Inter-provincial and International

If a student in British Columbia took a course from an online program in another province or territory, or even in another country, the student would present him/herself at a local school or distributed learning school and request either equivalency for a credential earned in another jurisdiction or permission to challenge a course for credit based on prior learning or experience.

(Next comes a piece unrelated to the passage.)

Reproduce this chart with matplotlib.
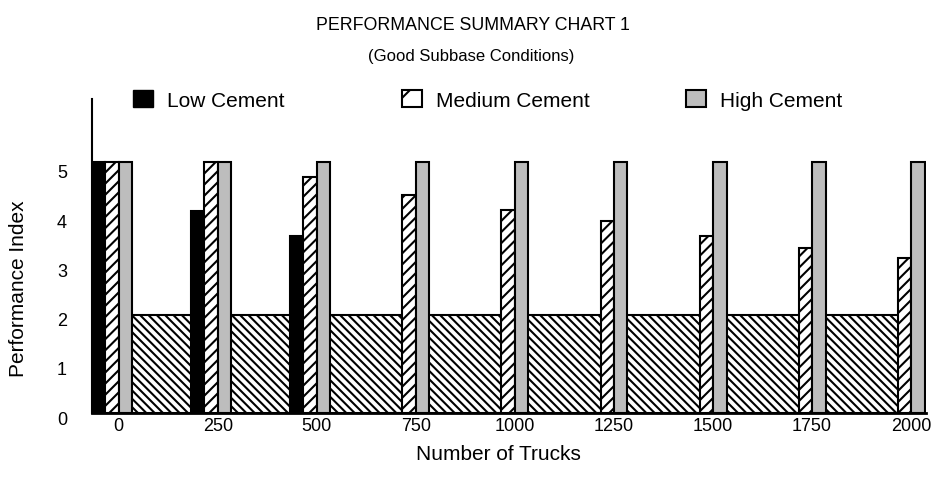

The Ministry’s policy is to allow each school to have their own procedures to guide this process.

At present there is only one school district business company (i.e., SD73 Business Company) that has an agreement with the Ministry to offer distributed learning content to non-resident students.  The Business Company is owned by the Kamloops-Thompson School District No.73  but operates at an arms-length and is not able to grant British Columbia credits.  A non-resident student who completes a course through the SD73 Business Company would have to go through the process of receiving credit for the student’s course based on the guidelines established in the student’s own jurisdiction, or the BC jurisdiction they register to study in as an international student.

Additionally, there are a few distributed learning programs that have specific agreements in place to serve students in a given jurisdiction. For example, the Northern British Columbia Distance Education School can serve students in the Yukon by special arrangement. The Yukon Department of Education is responsible for recognizing those credits (although the Yukon does follow the British Columbia K-12 curriculum).